For twenty minutes, the DA talked about himself. As if to match Walter’s experience with Scotland Yard, Walter thought, he discussed his education abroad in England and the many brilliant murder prosecutions that “attested to his greatness.” Appealing to the DA’s sense of vanity, the profiler offered, “Yes, there are indeed many connections to England in this room,” and casually mentioned a “quite brilliant friend,” Dr. Richard Shepherd of London, who had helped him with the case.

Ware said brusquely, from his elevated pose: “Well, you’ve asked for this meeting. What do you want?”

Walter snapped back, “We want charges filed against Leisha Hamilton and Tim Smith in the murder of Scott Dunn.”

The DA scoffed. His voice filled with condescension, as if addressing schoolchildren, he said, “You don’t have a murder charge. All you have is a missing person. You don’t even have a body. Without a body you don’t have a murder.

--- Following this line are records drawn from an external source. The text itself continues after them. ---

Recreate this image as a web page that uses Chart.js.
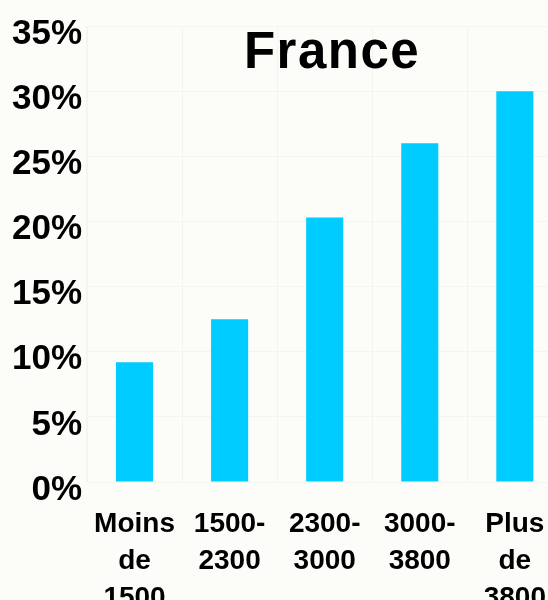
<!DOCTYPE html>
<html>
<head>
<meta charset="utf-8">
<script src="https://cdn.jsdelivr.net/npm/chart.js@4.4.1/dist/chart.umd.min.js"></script>
<style>
  html, body { margin: 0; padding: 0; background: #FCFCF8; overflow: hidden; }
  #wrap { position: relative; width: 570px; height: 600px; }
</style>
</head>
<body>
<div id="wrap"><canvas id="c"></canvas></div>
<script>
const categories = [["Moins", "de", "1500"], ["1500-", "2300"], ["2300-", "3000"], ["3000-", "3800"], ["Plus", "de", "3800"]];
const values = [9.2, 12.5, 20.3, 26.0, 30.0];
const titleText = "France";
const yMax = 35;
const yStep = 5;

const bgPlugin = {
  id: 'bg',
  beforeDraw(chart) {
    const ctx = chart.ctx;
    ctx.save();
    ctx.fillStyle = '#FCFCF8';
    ctx.fillRect(0, 0, chart.width, chart.height);
    ctx.restore();
  }
};
const titlePlugin = {
  id: 'innerTitle',
  afterDraw(chart) {
    const ctx = chart.ctx;
    ctx.save();
    ctx.font = 'bold 51px "Liberation Sans", Arial, sans-serif';
    if ('letterSpacing' in ctx) ctx.letterSpacing = '1.5px';
    ctx.fillStyle = '#000';
    ctx.textAlign = 'center';
    ctx.textBaseline = 'alphabetic';
    ctx.fillText(titleText, 332, 68);
    ctx.restore();
  }
};

new Chart(document.getElementById('c'), {
  type: 'bar',
  data: {
    labels: categories,
    datasets: [{
      data: values,
      backgroundColor: '#00CCFF',
      borderWidth: 0,
      barPercentage: 0.39,
      categoryPercentage: 1.0
    }]
  },
  options: {
    responsive: true,
    maintainAspectRatio: false,
    animation: false,
    layout: { padding: { top: 26, right: 0, left: 0, bottom: 0 } },
    plugins: { legend: { display: false }, tooltip: { enabled: false }, title: { display: false } },
    scales: {
      x: {
        offset: true,
        grid: { color: '#F5F5F0', drawTicks: false, offset: true },
        border: { color: '#F5F5F0' },
        ticks: {
          color: '#000',
          padding: 24,
          maxRotation: 0,
          autoSkip: false,
          font: { family: '"Liberation Sans", Arial, sans-serif', size: 28, weight: 'bold', lineHeight: 1.32 }
        },
        afterFit(scale) { scale.height = 118; }
      },
      y: {
        min: 0,
        max: yMax,
        grid: { color: '#F5F5F0', drawTicks: false },
        border: { color: '#F5F5F0' },
        ticks: {
          stepSize: yStep,
          color: '#000',
          padding: 5,
          labelOffset: 8,
          font: { family: '"Liberation Sans", Arial, sans-serif', size: 35, weight: 'bold' },
          callback: v => v + '%'
        },
        afterFit(scale) { scale.width = 87; }
      }
    }
  },
  plugins: [bgPlugin, titlePlugin]
});
</script>
</body>
</html>
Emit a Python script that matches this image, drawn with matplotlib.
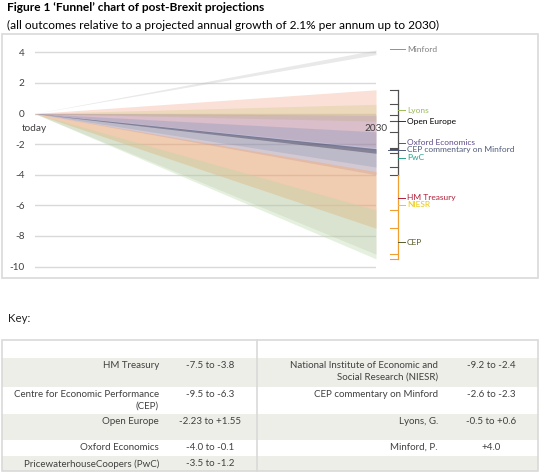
import matplotlib
matplotlib.use('Agg')
import matplotlib.pyplot as plt
from matplotlib.patches import Rectangle

plt.rcParams['font.family'] = ['Lato', 'DejaVu Sans']

# projections of output change by 2030 (% relative to baseline)
sources = ['Open Europe', 'Lyons', 'Oxford Economics', 'PwC',
           'CEP commentary on Minford', 'NIESR', 'HM Treasury', 'CEP',
           'Minford']
low = [-2.23, -0.5, -4.0, -3.5, -2.6, -9.2, -7.5, -9.5, 4.0]
high = [1.55, 0.6, -0.1, -1.2, -2.3, -2.4, -3.8, -6.3, 4.0]
group = ['a', 'a', 'a', 'a', 'a', 'b', 'b', 'b', 'm']
periods = ['today', '2030']
yticks = [4, 2, 0, -2, -4, -6, -8, -10]

# key table
left_names = ['HM Treasury', 'Centre for Economic Performance\n(CEP)',
              'Open Europe', 'Oxford Economics',
              'PricewaterhouseCoopers (PwC)']
left_ranges = ['-7.5 to -3.8', '-9.5 to -6.3', '-2.23 to +1.55',
               '-4.0 to -0.1', '-3.5 to -1.2']
right_names = ['National Institute of Economic and\nSocial Research (NIESR)',
               'CEP commentary on Minford', 'Lyons, G.', 'Minford, P.', '']
right_ranges = ['-9.2 to -2.4', '-2.6 to -2.3', '-0.5 to +0.6', '+4.0', '']

# styling
fill_col = ['#f0a080', '#d0c880', '#8868a8', '#7088b8', '#404060',
            '#b0a090', '#f5a870', '#b8d8a8', '#c0c0c0']
fill_alpha = [0.32, 0.32, 0.28, 0.26, 0.55, 0.22, 0.45, 0.36, 0.35]
text_col = ['#000000', '#9bbb59', '#5f4b8b', '#2aa08a', '#4f5b7a',
            '#f0c800', '#b0203a', '#5a5a2a', '#808080']
lead_col = ['#303030', '#9bbb59', '#5f4b8b', '#2aa08a', '#4f5b7a',
            '#f0c800', '#b0203a', '#5a5a2a', '#909090']
label_y = [-0.5, 0.2, -1.9, -2.88, -2.38, -5.95, -5.5, -8.4, 4.2]
lead_start_px = [398, 398, 398, 398, 388, 398, 398, 398, 390]
minford_spread = 0.15

W, H = 540, 474
fig = plt.figure(figsize=(W / 100, H / 100), dpi=100)

# page layer in pixel coordinates
bg = fig.add_axes([0, 0, 1, 1], zorder=0)
bg.set_xlim(0, W)
bg.set_ylim(H, 0)
bg.axis('off')

bg.text(7, 7, 'Figure 1 \u2018Funnel\u2019 chart of post-Brexit projections',
        fontsize=8.6, fontweight='bold', va='center')
bg.text(7, 25, '(all outcomes relative to a projected annual growth of '
        '2.1% per annum up to 2030)', fontsize=8.6, va='center')
bg.add_patch(Rectangle((2, 34), 536, 244, fc='white', ec='#d9d9d9', lw=1.2))
bg.text(8, 318, 'Key:', fontsize=8.2, va='center', color='#202020')

# table
row_edges = [340, 358, 387, 414, 440, 456, 471]
for i in range(len(row_edges) - 1):
    fc = '#eeeee9' if i % 2 == 1 else 'white'
    bg.add_patch(Rectangle((2, row_edges[i]), 536,
                           row_edges[i + 1] - row_edges[i], fc=fc, ec='none'))
bg.add_patch(Rectangle((2, row_edges[0]), 536, row_edges[-1] - row_edges[0],
                       fc='none', ec='#d9d9d9', lw=1.2))
bg.plot([257, 257], [row_edges[0], row_edges[-1]], color='#d9d9d9', lw=1.2)
for i in range(len(left_names)):
    ty = row_edges[i + 1] + 3
    kw = dict(fontsize=7, va='top', color='#404040', linespacing=1.35)
    bg.text(159, ty, left_names[i], ha='right', multialignment='right', **kw)
    bg.text(210, ty, left_ranges[i], ha='center', **kw)
    bg.text(438, ty, right_names[i], ha='right', multialignment='right', **kw)
    bg.text(491, ty, right_ranges[i], ha='center', **kw)

# chart
ylo, yhi = -10.5, 4.6
ppu = 15.3
top_px = 113.5 - yhi * ppu
bot_px = 113.5 - ylo * ppu
x0, x1 = 34.5, 376
ax = fig.add_axes([x0 / W, 1 - bot_px / H, (x1 - x0) / W,
                   (bot_px - top_px) / H], zorder=1)
ax.patch.set_alpha(0)
ax.set_xlim(0, 1)
ax.set_ylim(ylo, yhi)
for s in ax.spines.values():
    s.set_visible(False)
ax.set_yticks(yticks)
ax.set_yticklabels([str(t) for t in yticks])
ax.tick_params(axis='y', length=0, pad=7, labelsize=7.2, labelcolor='#404040')
ax.set_xticks([])
ax.yaxis.grid(True, color='#d9d9d9', lw=1)
ax.set_axisbelow(True)

xs = [0, 1]
for i, name in enumerate(sources):
    lo, hi = low[i], high[i]
    if group[i] == 'm':
        lo, hi = lo - minford_spread, hi + minford_spread
    ax.fill_between(xs, [0, lo], [0, hi], color=fill_col[i],
                    alpha=fill_alpha[i], lw=0)

for xv, lab in zip(xs, periods):
    ax.text(xv, -0.95, lab, ha='center', va='center', fontsize=7.2,
            color='#404040')


def px2x(px):
    return (px - x0) / (x1 - x0)


# brackets on the right
bx = px2x(398)
tick_len = 0.022
lead_end = px2x(405)
text_x = px2x(407)
bracket_col = {'a': '#505050', 'b': '#f0a030'}
a_idx = [i for i, g in enumerate(group) if g == 'a']
b_idx = [i for i, g in enumerate(group) if g == 'b']
a_top = max(high[i] for i in a_idx)
a_bot = min(low[i] for i in a_idx)
b_bot = min(low[i] for i in b_idx)
spans = {'a': (a_top, a_bot), 'b': (a_bot, b_bot)}
for g, (t, b) in spans.items():
    ax.plot([bx, bx], [t, b], color=bracket_col[g], lw=0.9, clip_on=False)
    idx = a_idx if g == 'a' else b_idx
    ends = sorted(set([low[i] for i in idx] + [high[i] for i in idx]))
    for e in ends:
        if b <= e <= t:
            ax.plot([bx - tick_len, bx], [e, e], color=bracket_col[g],
                    lw=0.8, clip_on=False)

for i, name in enumerate(sources):
    ly = label_y[i]
    ax.plot([px2x(lead_start_px[i]), lead_end], [ly, ly], color=lead_col[i],
            lw=0.7, clip_on=False)
    ax.text(text_x, ly, name, color=text_col[i], fontsize=6, va='center',
            ha='left', clip_on=False)

fig.savefig('out.png', dpi=100)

Come back to me when you have a body.”

The profiler removed his horn-rims and glared. “If you want a goddamned body, I’ll give you one. It’s right here, in Dr. Shepherd’s report.” His face flushed with color, Walter stood and dropped on the desk a slim blue-bound report titled “Forensic Pathology and Analysis of the Crime Scene in the Murder of Roger Scott Dunn.”

“What the hell are you talking about?”

“It’s right here,” Walter said. “Dr. Shepherd’s report proves conclusively that Scott Dunn died in that room, and was murdered.”

Walter had asked Detective English to have a forensic pathologist examine the crime scene to determine if enough blood had been spilled to indisputably have caused the death of a six-foot-two, 170-pound man. Dr. Sparks Veasey, the Lubbock County pathologist, had refused the job, saying there wasn’t enough information to reach a conclusion. At Walter’s direction English had mailed a large package with copies of the entire case file, photographs, and bloody carpet samples to Walter’s friend Dr. Richard Shepherd, forensic pathologist at Guy’s Hospital, London, England, internationally known consultant to Scotland Yard. “Dick’s brilliance is unsurpassed,” Walter said. “And he owes me a favor.”

After studying the sprayed blood on the south and east walls, ceiling and doorknob of the bedroom, Dr. Shepherd wrote that the “by far most likely cause” of the blood spatter was “repeated blunt trauma.” Furthermore, “The distribution of the spraying of blood is entirely consistent with the victim lying on the floor while the blows that resulted in this spraying were struck.” Although the amount of blood lost was impossible to calculate, the blood spatter indicated Scott Dunn was forcefully and repeatedly bludgeoned about the head and such blows to the brain were “the prime cause of death in such cases.”